START

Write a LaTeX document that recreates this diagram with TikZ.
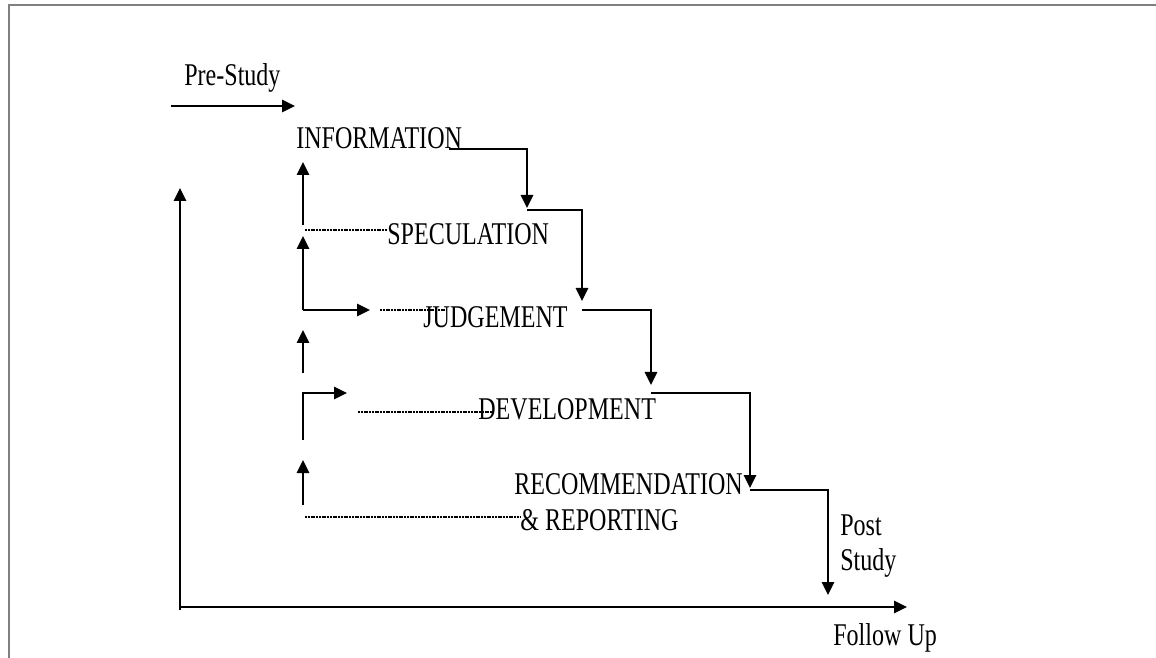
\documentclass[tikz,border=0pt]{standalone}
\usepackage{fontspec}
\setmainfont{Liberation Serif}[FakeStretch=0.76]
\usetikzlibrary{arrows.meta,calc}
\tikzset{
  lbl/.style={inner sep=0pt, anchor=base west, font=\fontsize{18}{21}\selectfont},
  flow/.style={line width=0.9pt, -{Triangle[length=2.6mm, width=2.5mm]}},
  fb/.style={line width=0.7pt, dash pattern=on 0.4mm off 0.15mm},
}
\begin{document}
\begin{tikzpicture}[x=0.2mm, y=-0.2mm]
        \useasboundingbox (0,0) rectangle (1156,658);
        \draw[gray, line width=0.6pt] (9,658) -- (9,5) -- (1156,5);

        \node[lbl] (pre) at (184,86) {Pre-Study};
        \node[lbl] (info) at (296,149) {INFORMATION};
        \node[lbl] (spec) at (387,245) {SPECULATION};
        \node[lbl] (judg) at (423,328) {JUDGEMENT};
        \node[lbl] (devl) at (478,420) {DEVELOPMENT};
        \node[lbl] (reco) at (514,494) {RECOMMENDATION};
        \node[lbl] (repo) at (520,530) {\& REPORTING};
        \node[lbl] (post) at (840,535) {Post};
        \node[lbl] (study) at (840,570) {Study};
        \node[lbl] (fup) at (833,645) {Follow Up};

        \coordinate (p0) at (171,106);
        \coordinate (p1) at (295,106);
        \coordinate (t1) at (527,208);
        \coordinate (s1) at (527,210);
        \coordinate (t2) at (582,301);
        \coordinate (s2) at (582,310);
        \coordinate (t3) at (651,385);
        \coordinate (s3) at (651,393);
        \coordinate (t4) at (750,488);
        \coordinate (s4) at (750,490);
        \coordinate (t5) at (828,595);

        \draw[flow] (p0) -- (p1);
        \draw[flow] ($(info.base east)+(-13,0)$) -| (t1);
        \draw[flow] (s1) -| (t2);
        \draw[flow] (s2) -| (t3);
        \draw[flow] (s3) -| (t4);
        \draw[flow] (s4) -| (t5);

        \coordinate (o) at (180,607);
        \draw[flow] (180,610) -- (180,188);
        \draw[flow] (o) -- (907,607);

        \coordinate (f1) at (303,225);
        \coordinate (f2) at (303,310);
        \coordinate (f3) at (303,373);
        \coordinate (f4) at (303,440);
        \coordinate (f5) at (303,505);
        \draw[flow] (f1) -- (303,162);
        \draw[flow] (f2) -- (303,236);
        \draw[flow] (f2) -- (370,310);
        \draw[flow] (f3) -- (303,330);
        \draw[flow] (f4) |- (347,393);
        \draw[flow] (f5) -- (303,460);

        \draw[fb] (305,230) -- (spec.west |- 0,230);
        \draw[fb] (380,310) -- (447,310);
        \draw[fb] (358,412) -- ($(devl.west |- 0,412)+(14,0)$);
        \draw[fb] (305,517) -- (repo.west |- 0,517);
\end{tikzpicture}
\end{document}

END

▶ INSTRUCTIONS TO FOLLOW: Leave the images out, please, and restate each line word for word.

▶ FINISHED TASK:
Write a LaTeX document that recreates this diagram with TikZ.
\documentclass[tikz,border=0pt]{standalone}
\usepackage{fontspec}
\setmainfont{Liberation Serif}[FakeStretch=0.76]
\usetikzlibrary{arrows.meta,calc}
\tikzset{
  lbl/.style={inner sep=0pt, anchor=base west, font=\fontsize{18}{21}\selectfont},
  flow/.style={line width=0.9pt, -{Triangle[length=2.6mm, width=2.5mm]}},
  fb/.style={line width=0.7pt, dash pattern=on 0.4mm off 0.15mm},
}
\begin{document}
\begin{tikzpicture}[x=0.2mm, y=-0.2mm]
        \useasboundingbox (0,0) rectangle (1156,658);
        \draw[gray, line width=0.6pt] (9,658) -- (9,5) -- (1156,5);

        \node[lbl] (pre) at (184,86) {Pre-Study};
        \node[lbl] (info) at (296,149) {INFORMATION};
        \node[lbl] (spec) at (387,245) {SPECULATION};
        \node[lbl] (judg) at (423,328) {JUDGEMENT};
        \node[lbl] (devl) at (478,420) {DEVELOPMENT};
        \node[lbl] (reco) at (514,494) {RECOMMENDATION};
        \node[lbl] (repo) at (520,530) {\& REPORTING};
        \node[lbl] (post) at (840,535) {Post};
        \node[lbl] (study) at (840,570) {Study};
        \node[lbl] (fup) at (833,645) {Follow Up};

        \coordinate (p0) at (171,106);
        \coordinate (p1) at (295,106);
        \coordinate (t1) at (527,208);
        \coordinate (s1) at (527,210);
        \coordinate (t2) at (582,301);
        \coordinate (s2) at (582,310);
        \coordinate (t3) at (651,385);
        \coordinate (s3) at (651,393);
        \coordinate (t4) at (750,488);
        \coordinate (s4) at (750,490);
        \coordinate (t5) at (828,595);

        \draw[flow] (p0) -- (p1);
        \draw[flow] ($(info.base east)+(-13,0)$) -| (t1);
        \draw[flow] (s1) -| (t2);
        \draw[flow] (s2) -| (t3);
        \draw[flow] (s3) -| (t4);
        \draw[flow] (s4) -| (t5);

        \coordinate (o) at (180,607);
        \draw[flow] (180,610) -- (180,188);
        \draw[flow] (o) -- (907,607);

        \coordinate (f1) at (303,225);
        \coordinate (f2) at (303,310);
        \coordinate (f3) at (303,373);
        \coordinate (f4) at (303,440);
        \coordinate (f5) at (303,505);
        \draw[flow] (f1) -- (303,162);
        \draw[flow] (f2) -- (303,236);
        \draw[flow] (f2) -- (370,310);
        \draw[flow] (f3) -- (303,330);
        \draw[flow] (f4) |- (347,393);
        \draw[flow] (f5) -- (303,460);

        \draw[fb] (305,230) -- (spec.west |- 0,230);
        \draw[fb] (380,310) -- (447,310);
        \draw[fb] (358,412) -- ($(devl.west |- 0,412)+(14,0)$);
        \draw[fb] (305,517) -- (repo.west |- 0,517);
\end{tikzpicture}
\end{document}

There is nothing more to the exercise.